RECORD EXCERPTS
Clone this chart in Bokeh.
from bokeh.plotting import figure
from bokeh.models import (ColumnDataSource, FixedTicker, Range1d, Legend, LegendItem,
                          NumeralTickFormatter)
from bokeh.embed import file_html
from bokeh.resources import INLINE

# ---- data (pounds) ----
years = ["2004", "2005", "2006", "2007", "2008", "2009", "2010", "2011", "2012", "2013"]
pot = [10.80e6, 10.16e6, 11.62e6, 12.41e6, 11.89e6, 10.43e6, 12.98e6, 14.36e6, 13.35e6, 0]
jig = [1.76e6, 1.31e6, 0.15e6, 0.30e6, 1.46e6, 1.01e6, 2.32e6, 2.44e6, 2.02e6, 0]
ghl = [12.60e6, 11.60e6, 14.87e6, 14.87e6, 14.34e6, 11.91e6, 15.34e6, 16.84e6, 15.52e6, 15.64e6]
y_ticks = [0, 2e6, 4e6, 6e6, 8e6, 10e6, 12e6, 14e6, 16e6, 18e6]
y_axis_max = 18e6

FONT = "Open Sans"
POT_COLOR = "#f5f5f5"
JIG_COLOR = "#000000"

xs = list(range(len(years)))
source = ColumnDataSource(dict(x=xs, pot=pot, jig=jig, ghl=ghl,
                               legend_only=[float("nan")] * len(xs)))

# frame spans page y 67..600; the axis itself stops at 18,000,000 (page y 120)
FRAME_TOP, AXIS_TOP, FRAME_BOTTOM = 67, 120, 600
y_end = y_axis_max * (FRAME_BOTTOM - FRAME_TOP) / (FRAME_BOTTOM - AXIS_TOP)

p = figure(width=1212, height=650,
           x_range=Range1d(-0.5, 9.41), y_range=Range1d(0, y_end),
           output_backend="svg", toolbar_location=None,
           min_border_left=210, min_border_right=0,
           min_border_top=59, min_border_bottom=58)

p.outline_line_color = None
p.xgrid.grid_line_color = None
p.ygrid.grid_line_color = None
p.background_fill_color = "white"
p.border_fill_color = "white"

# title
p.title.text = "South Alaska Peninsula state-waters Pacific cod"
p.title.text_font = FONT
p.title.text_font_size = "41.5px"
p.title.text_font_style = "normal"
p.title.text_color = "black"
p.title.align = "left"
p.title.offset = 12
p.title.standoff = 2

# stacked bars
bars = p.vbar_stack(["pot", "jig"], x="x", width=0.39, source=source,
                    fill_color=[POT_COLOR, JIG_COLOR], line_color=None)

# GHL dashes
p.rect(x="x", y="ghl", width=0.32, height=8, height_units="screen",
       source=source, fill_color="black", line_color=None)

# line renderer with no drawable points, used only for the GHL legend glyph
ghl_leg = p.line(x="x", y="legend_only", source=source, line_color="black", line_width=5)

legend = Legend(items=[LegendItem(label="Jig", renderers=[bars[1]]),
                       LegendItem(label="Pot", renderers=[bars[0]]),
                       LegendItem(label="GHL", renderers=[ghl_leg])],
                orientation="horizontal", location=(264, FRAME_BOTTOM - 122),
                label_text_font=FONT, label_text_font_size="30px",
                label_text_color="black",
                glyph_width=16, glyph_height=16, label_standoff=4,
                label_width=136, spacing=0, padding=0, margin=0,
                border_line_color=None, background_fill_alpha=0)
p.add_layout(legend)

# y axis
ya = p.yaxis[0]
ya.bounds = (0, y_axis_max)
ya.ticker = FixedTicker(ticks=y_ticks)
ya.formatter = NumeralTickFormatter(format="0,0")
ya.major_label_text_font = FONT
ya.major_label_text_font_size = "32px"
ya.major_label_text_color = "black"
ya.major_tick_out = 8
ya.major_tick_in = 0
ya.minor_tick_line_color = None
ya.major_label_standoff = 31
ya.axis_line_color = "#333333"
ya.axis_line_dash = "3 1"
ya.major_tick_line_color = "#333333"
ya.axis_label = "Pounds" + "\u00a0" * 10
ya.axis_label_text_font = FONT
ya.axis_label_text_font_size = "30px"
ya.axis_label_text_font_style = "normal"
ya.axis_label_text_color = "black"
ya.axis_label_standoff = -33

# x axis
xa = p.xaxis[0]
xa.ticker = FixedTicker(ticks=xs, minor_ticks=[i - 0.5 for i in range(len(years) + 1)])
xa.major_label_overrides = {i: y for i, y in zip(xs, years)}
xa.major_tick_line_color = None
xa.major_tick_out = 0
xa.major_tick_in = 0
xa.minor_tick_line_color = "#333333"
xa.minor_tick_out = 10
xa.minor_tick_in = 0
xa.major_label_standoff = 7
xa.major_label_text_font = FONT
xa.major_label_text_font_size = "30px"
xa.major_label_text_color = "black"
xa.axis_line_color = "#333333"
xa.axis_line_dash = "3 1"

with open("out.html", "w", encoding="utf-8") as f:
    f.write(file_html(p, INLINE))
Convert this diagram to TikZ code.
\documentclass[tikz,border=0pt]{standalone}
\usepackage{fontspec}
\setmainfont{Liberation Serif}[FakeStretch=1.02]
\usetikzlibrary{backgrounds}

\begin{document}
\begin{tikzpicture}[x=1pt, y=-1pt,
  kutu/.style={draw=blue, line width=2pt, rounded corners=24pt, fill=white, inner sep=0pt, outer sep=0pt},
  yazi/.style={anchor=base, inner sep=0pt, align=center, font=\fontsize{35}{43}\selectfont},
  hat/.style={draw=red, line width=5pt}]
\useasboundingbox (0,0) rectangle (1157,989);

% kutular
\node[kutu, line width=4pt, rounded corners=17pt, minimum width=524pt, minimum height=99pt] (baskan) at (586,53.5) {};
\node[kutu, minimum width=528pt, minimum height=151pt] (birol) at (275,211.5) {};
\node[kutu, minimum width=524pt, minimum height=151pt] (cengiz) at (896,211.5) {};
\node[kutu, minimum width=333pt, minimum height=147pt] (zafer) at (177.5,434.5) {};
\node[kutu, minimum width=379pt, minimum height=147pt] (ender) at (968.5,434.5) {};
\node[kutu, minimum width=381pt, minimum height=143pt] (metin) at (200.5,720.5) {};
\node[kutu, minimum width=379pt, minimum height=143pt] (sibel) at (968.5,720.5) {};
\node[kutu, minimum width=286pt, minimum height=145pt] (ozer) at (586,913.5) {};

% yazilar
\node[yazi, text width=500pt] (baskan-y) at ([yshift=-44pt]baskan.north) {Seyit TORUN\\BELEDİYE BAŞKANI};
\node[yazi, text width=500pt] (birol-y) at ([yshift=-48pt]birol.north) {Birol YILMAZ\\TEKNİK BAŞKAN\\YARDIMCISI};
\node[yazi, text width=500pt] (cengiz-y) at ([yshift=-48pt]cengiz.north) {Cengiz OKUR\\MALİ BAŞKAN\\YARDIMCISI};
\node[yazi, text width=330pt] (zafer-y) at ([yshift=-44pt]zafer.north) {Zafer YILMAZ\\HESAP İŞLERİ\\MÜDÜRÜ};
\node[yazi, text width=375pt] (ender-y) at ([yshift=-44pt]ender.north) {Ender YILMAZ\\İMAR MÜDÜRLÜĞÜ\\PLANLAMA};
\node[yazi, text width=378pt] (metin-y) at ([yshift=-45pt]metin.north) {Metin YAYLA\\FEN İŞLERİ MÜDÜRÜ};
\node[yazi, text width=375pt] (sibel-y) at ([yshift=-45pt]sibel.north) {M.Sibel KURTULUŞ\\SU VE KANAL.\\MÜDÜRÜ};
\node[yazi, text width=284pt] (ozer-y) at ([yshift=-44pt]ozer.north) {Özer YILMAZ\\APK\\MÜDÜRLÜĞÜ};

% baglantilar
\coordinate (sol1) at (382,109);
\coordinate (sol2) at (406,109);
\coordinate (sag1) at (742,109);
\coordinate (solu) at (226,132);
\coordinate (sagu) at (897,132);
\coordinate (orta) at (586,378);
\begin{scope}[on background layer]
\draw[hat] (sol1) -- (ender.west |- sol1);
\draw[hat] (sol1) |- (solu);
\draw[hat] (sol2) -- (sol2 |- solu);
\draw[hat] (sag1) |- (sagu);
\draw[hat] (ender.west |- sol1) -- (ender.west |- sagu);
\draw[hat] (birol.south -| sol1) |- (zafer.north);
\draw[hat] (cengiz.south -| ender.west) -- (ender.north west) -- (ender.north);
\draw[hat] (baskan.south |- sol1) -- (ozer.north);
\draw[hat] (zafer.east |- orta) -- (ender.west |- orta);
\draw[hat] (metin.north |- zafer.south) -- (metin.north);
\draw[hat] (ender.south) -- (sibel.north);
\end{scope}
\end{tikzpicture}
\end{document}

STATED TASK
Return only the stretch of the material above from the line holding "Convert this diagram to TikZ code." through the line holding "(0,0) rectangle (1157,989);", copied exactly.

THE REPLY
Convert this diagram to TikZ code.
\documentclass[tikz,border=0pt]{standalone}
\usepackage{fontspec}
\setmainfont{Liberation Serif}[FakeStretch=1.02]
\usetikzlibrary{backgrounds}

\begin{document}
\begin{tikzpicture}[x=1pt, y=-1pt,
  kutu/.style={draw=blue, line width=2pt, rounded corners=24pt, fill=white, inner sep=0pt, outer sep=0pt},
  yazi/.style={anchor=base, inner sep=0pt, align=center, font=\fontsize{35}{43}\selectfont},
  hat/.style={draw=red, line width=5pt}]
\useasboundingbox (0,0) rectangle (1157,989);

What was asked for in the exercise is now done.